Unissued shares are any type of shares authorized for issuance by a given corporation, but for some reason have not been released. While valid shares of stock are accounted for in the company’s bylaws, the shares remain without exchange for money or services of any kind. This is in contrast to issued stock, which has been released for sale and is currently in circulation.

All corporations that wish to issue shares at some point will include provisions within their bylaws that cover this possibility. Specific details regarding the maximum number of shares of each class or type of shares that the company may issue will be included in the details of the letter. The company is not required to issue the maximum number of shares at any given time, nor is it necessary to place all authorized shares in general circulation. Many corporations choose to retain a certain number of unissued shares for different reasons.

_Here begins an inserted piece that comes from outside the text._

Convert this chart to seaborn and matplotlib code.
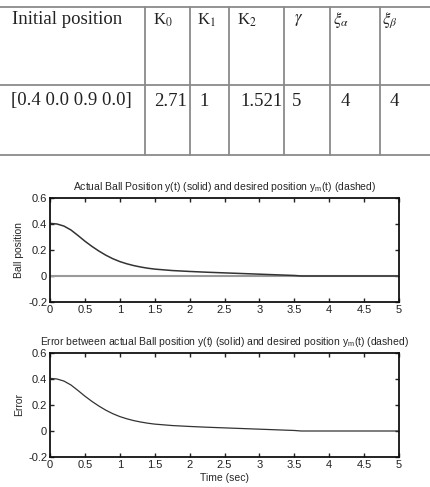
import numpy as np
import pandas as pd
import seaborn as sns
import matplotlib.pyplot as plt

# table contents
header = ['Initial position', r'K$_0$', r'K$_1$', r'K$_2$', r'$\gamma$', r'$\xi_\alpha$', r'$\xi_\beta$']
row = ['[0.4 0.0 0.9 0.0]', '2.71', '1', '1.521', '5', '4', '4']

# ball position
time = [0, 0.1, 0.2, 0.3, 0.4, 0.5, 0.6, 0.7, 0.8, 0.9, 1.0, 1.1, 1.2, 1.3, 1.4, 1.5,
        1.75, 2.0, 2.25, 2.5, 2.75, 3.0, 3.25, 3.5, 3.6, 4.0, 4.5, 5.0]
y_actual = [0.405, 0.400, 0.384, 0.354, 0.312, 0.268, 0.228, 0.192, 0.160, 0.133, 0.111,
            0.094, 0.080, 0.069, 0.060, 0.053, 0.042, 0.035, 0.029, 0.024, 0.019, 0.014,
            0.009, 0.004, 0.0, 0.0, 0.0, 0.0]
y_desired = [0.0] * len(time)

df = pd.DataFrame({'t': time, 'y': y_actual, 'ym': y_desired})
df['err'] = df['y'] - df['ym']

sns.set_style('ticks')
plt.rcParams['font.family'] = ['Liberation Sans', 'DejaVu Sans']
plt.rcParams['mathtext.fontset'] = 'stix'

fig = plt.figure(figsize=(4.31, 4.87), dpi=100)

# --- table drawn in pixel-like coords
tab = fig.add_axes([0, 1 - 160 / 487, 1, 160 / 487])
tab.set_xlim(0, 431)
tab.set_ylim(160, 0)
tab.axis('off')
lc = '#8a8a8a'
for yy in [7, 85, 155]:
    tab.plot([0, 431], [yy, yy], color=lc, lw=1.3)
col_x = [145, 190, 229, 284, 330, 380]
for xx in col_x:
    tab.plot([xx, xx], [7, 155], color=lc, lw=1.3)
head_x = [12, 153, 197, 237, 294, 333, 382]
data_x = [11, 154, 199, 240, 292, 341, 390]
for i, (txt, xx) in enumerate(zip(header, head_x)):
    tab.text(xx, 20, txt, family='Liberation Serif', fontsize=13.5 if i == 0 else 12,
             va='center', ha='left', color='#222222')
for txt, xx in zip(row, data_x):
    tab.text(xx, 101, txt, family='Liberation Serif', fontsize=13.5,
             va='center', ha='left', color='#222222')

# --- the two response plots
ax1 = fig.add_axes([50 / 431, 185 / 487, 349 / 431, 104 / 487])
ax2 = fig.add_axes([50 / 431, 30 / 487, 349 / 431, 104 / 487])

sns.lineplot(data=df, x='t', y='ym', ax=ax1, color='#9a9a9a', lw=1.5)
sns.lineplot(data=df, x='t', y='y', ax=ax1, color='#333333', lw=1.1)
sns.lineplot(data=df, x='t', y='err', ax=ax2, color='#333333', lw=0.9)

for ax in (ax1, ax2):
    ax.set_xlim(0, 5)
    ax.set_ylim(-0.2, 0.6)
    ax.set_xticks(np.arange(0, 5.01, 0.5))
    ax.set_xticklabels(['0', '0.5', '1', '1.5', '2', '2.5', '3', '3.5', '4', '4.5', '5'])
    ax.set_yticks([-0.2, 0, 0.2, 0.4, 0.6])
    ax.set_yticklabels(['-0.2', '0', '0.2', '0.4', '0.6'])
    ax.tick_params(direction='in', length=3, width=1, top=True, right=True,
                   labelsize=8, pad=2, colors='#222222')
    for sp in ax.spines.values():
        sp.set_visible(True)
        sp.set_linewidth(1.3)
        sp.set_color('#111111')
    ax.set_xlabel('')

ax1.set_ylabel('Ball position', fontsize=7.5, labelpad=3)
ax2.set_ylabel('Error', fontsize=7.5, labelpad=3)
ax2.set_xlabel('Time (sec)', fontsize=7.5, labelpad=2)
ax1.set_title(r'Actual Ball Position y(t) (solid) and desired position y$_\mathregular{m}$(t) (dashed)',
              fontsize=7.5, pad=6)
ax2.set_title(r'Error between actual Ball position y(t) (solid) and desired position y$_\mathregular{m}$(t) (dashed)',
              fontsize=7.5, pad=6)

fig.savefig('out.png', dpi=100)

In some cases, a corporation may choose to hold onto unissued shares while waiting for demand for the company’s stock offering to grow among investors. Once the demand reaches a certain level, the corporation may choose to release all or a portion of the unissued stock, taking advantage of the higher prices that the now-desirable stock is commanding. The end result for the company is an infusion of proceeds from the sale of additional shares that were not on the open market a short time ago, without the need to obtain shareholder and board member approval to issue more shares.

At other times, a corporation may choose to set a schedule for delivering unissued shares to the open market. When this is the case, the corporation may choose to offer the unissued shares in specified increments over a period of time. This action can be used when the company wants to use the stock offering as a proactive mechanism to increase interest among investors, rather than releasing unissued shares in response to interest generated by other means.